Material provided:
## Start

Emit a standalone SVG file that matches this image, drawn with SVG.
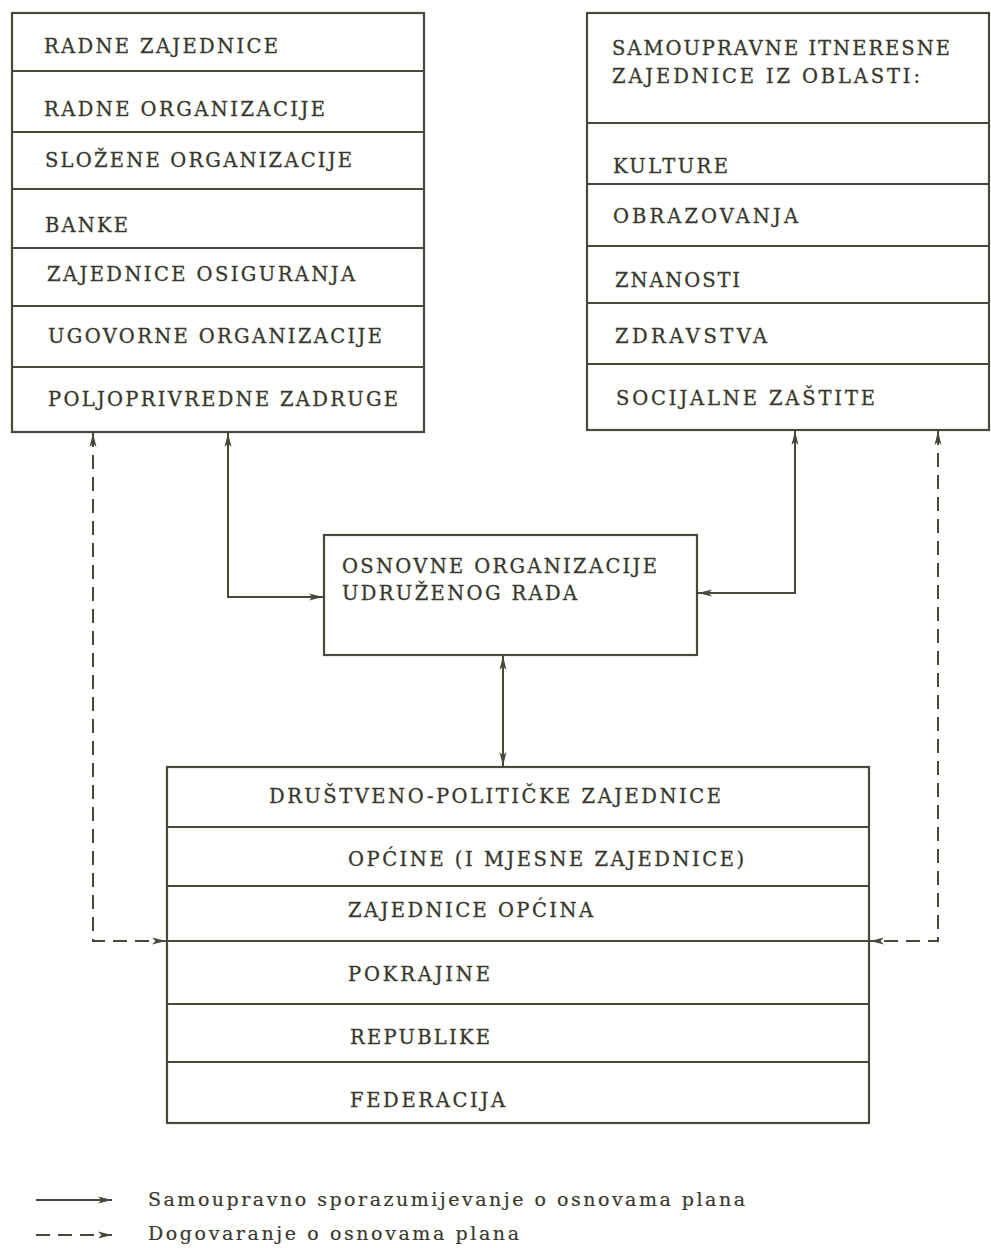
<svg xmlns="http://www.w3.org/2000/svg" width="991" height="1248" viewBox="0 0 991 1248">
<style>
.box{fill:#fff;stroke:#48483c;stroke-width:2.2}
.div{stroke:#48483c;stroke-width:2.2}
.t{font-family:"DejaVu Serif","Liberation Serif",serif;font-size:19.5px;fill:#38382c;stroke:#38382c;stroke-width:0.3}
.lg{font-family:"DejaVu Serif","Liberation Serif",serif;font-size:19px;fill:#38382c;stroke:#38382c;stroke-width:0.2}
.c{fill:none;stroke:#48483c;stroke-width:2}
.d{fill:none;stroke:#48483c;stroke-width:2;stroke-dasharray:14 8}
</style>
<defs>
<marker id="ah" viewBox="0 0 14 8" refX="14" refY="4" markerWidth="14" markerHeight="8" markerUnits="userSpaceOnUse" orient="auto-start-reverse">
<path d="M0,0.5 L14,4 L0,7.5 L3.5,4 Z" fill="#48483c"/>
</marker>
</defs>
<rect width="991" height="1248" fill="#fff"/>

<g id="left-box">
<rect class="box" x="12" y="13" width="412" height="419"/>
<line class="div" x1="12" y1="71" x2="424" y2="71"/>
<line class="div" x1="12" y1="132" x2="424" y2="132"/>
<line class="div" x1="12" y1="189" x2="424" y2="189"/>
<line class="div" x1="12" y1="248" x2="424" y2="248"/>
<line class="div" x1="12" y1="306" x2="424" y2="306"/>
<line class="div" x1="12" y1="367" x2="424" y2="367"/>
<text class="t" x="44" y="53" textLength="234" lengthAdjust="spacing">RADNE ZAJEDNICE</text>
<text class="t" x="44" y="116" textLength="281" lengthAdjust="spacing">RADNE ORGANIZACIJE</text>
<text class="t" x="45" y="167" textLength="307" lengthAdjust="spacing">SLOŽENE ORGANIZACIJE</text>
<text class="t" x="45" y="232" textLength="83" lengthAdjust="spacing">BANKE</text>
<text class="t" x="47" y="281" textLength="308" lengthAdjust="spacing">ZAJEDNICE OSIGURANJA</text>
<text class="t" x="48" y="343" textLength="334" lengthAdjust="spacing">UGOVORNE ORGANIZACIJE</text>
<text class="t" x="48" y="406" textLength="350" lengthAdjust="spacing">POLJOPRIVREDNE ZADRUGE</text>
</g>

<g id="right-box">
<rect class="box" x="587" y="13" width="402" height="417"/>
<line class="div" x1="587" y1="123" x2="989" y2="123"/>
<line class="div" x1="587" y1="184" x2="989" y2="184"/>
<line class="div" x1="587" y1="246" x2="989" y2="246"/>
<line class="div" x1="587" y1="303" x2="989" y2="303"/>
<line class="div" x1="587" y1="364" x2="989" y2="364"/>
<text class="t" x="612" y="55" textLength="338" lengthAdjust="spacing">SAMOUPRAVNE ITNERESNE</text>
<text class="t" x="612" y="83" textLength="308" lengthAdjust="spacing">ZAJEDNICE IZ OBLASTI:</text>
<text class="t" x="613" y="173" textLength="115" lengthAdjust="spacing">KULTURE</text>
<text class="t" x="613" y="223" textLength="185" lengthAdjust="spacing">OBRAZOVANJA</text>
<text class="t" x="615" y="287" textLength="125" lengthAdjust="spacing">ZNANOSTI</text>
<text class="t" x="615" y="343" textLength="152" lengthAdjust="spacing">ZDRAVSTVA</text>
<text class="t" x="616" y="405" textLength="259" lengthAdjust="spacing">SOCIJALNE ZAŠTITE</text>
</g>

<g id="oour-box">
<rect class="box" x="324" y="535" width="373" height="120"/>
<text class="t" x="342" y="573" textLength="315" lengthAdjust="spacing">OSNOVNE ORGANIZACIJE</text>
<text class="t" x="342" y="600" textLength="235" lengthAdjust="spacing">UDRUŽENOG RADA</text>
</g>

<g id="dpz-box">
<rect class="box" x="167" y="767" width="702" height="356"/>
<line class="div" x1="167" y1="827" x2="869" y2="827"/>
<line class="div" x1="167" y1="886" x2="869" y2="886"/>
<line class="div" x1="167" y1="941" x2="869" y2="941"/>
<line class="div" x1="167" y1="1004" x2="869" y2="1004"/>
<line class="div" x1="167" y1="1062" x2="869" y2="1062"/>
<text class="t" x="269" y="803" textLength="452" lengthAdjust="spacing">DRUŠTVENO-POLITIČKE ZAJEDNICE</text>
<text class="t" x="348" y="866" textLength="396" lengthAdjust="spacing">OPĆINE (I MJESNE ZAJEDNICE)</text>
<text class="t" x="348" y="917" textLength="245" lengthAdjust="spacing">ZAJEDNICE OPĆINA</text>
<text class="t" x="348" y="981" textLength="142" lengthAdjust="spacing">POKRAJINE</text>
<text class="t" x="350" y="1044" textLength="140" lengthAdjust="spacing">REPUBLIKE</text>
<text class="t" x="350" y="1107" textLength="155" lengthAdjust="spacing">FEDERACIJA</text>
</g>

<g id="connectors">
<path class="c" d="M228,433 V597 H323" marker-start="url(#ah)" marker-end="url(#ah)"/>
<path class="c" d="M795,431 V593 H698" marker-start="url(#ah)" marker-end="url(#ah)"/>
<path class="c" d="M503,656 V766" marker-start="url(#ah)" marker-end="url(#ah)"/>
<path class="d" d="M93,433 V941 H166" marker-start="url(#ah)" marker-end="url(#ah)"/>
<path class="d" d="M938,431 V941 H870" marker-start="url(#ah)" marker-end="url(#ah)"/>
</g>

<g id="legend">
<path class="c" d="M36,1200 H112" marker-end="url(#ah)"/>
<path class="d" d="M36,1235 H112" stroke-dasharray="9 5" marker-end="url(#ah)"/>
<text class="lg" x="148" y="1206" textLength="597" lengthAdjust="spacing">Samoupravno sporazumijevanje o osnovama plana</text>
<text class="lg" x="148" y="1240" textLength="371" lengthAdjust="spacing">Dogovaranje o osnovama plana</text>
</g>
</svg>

## End
## Start

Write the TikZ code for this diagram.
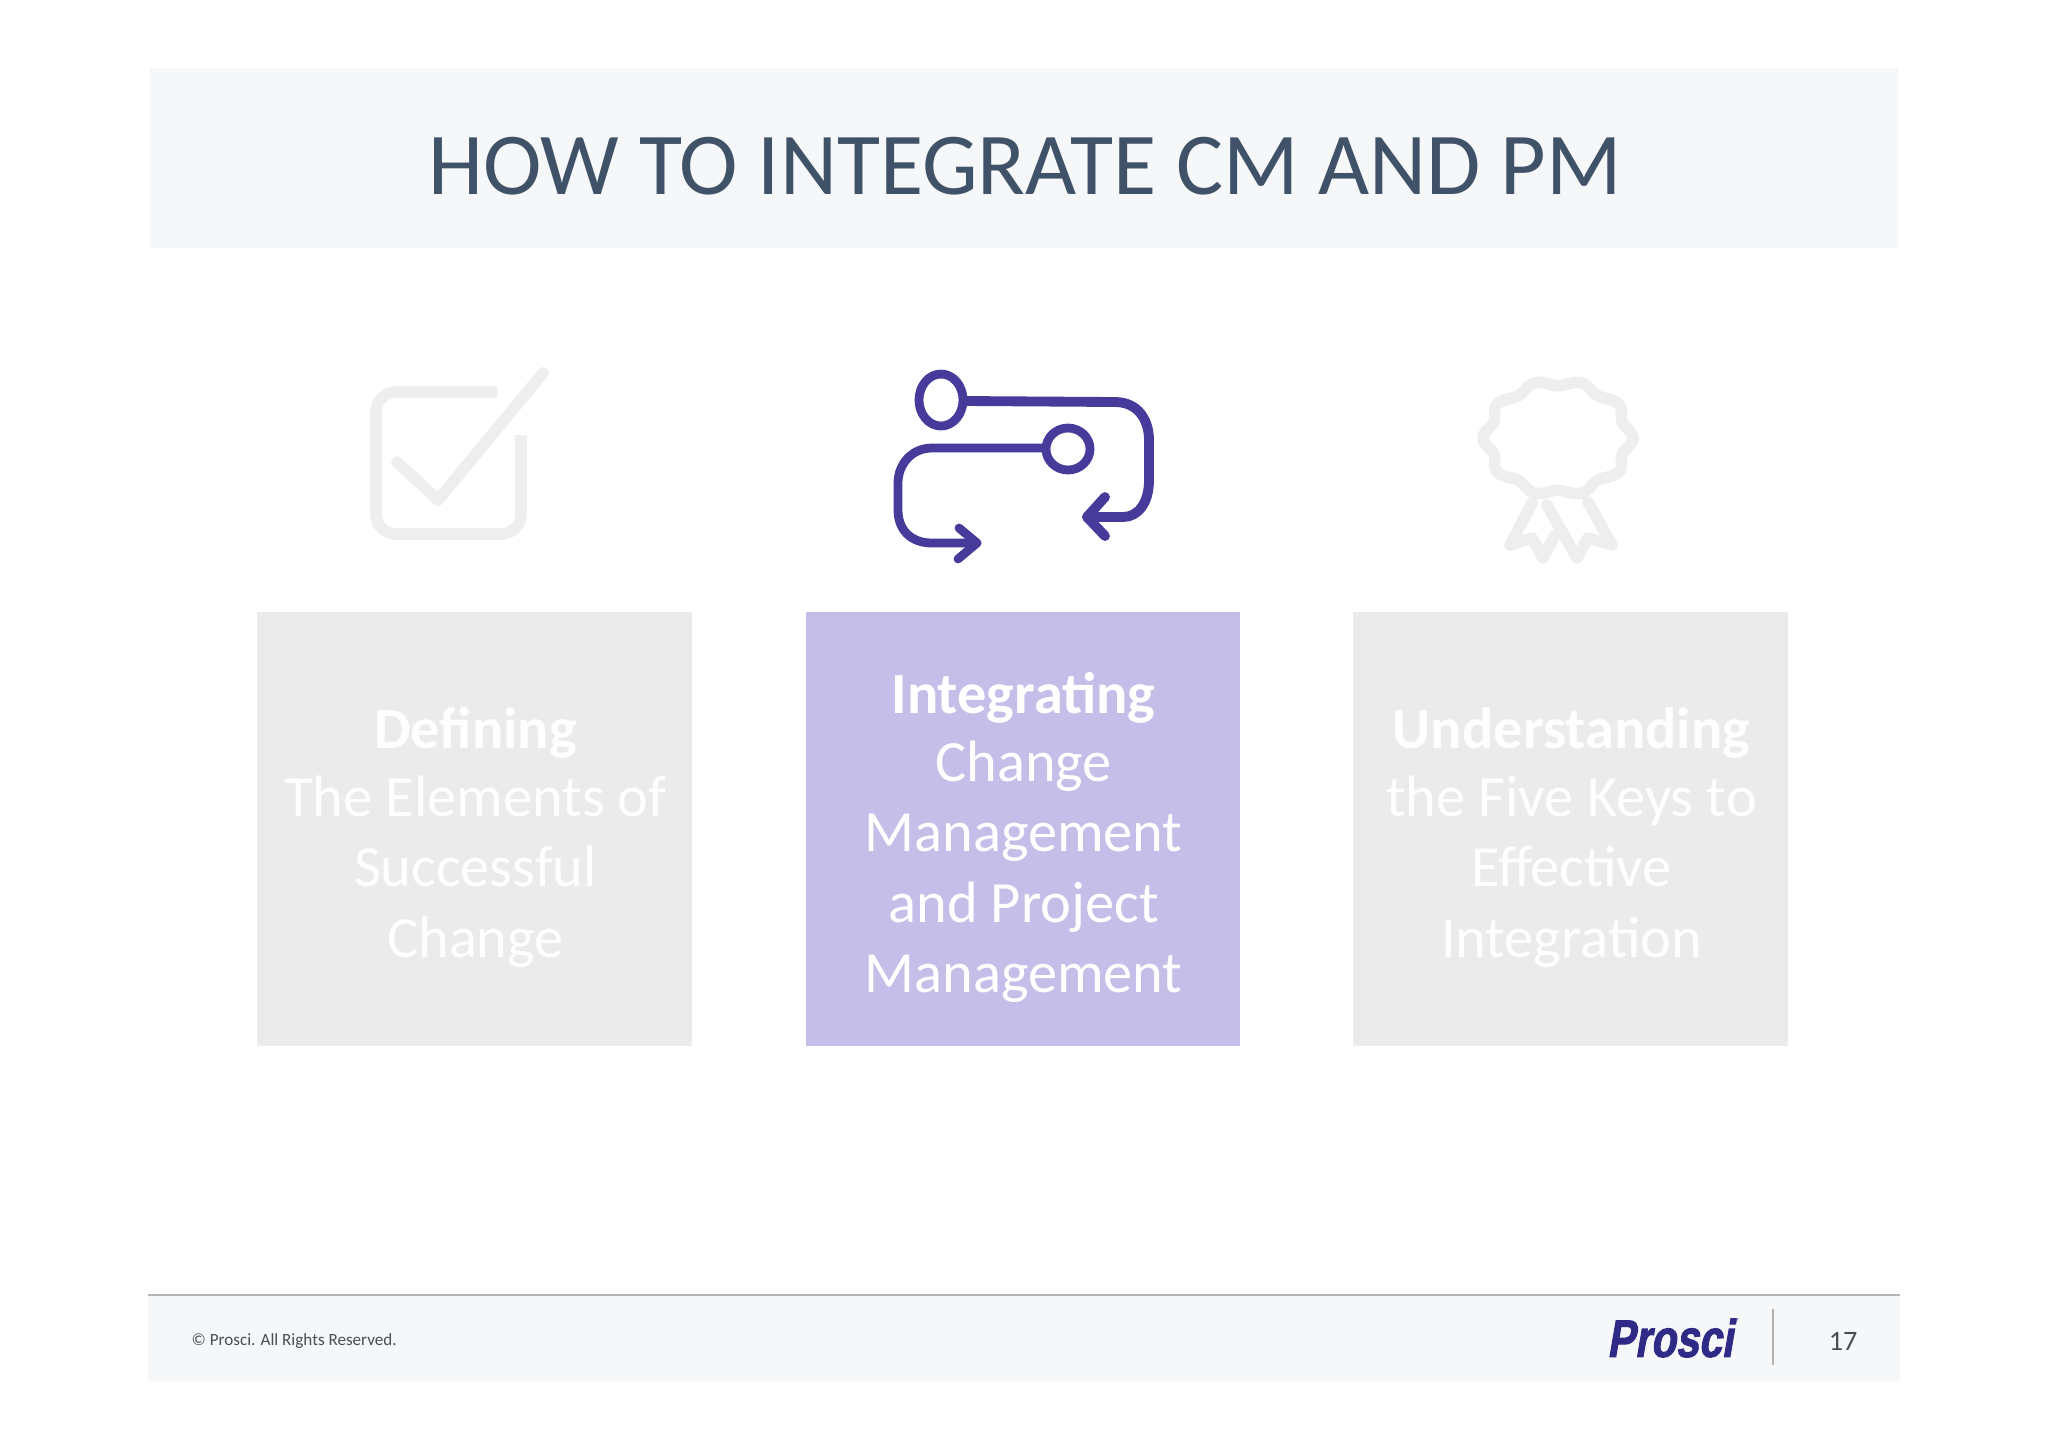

## End

Given instruction: Out of the material above, gather each line where "this" appears.

Result:
Emit a standalone SVG file that matches this image, drawn with SVG.
Write the TikZ code for this diagram.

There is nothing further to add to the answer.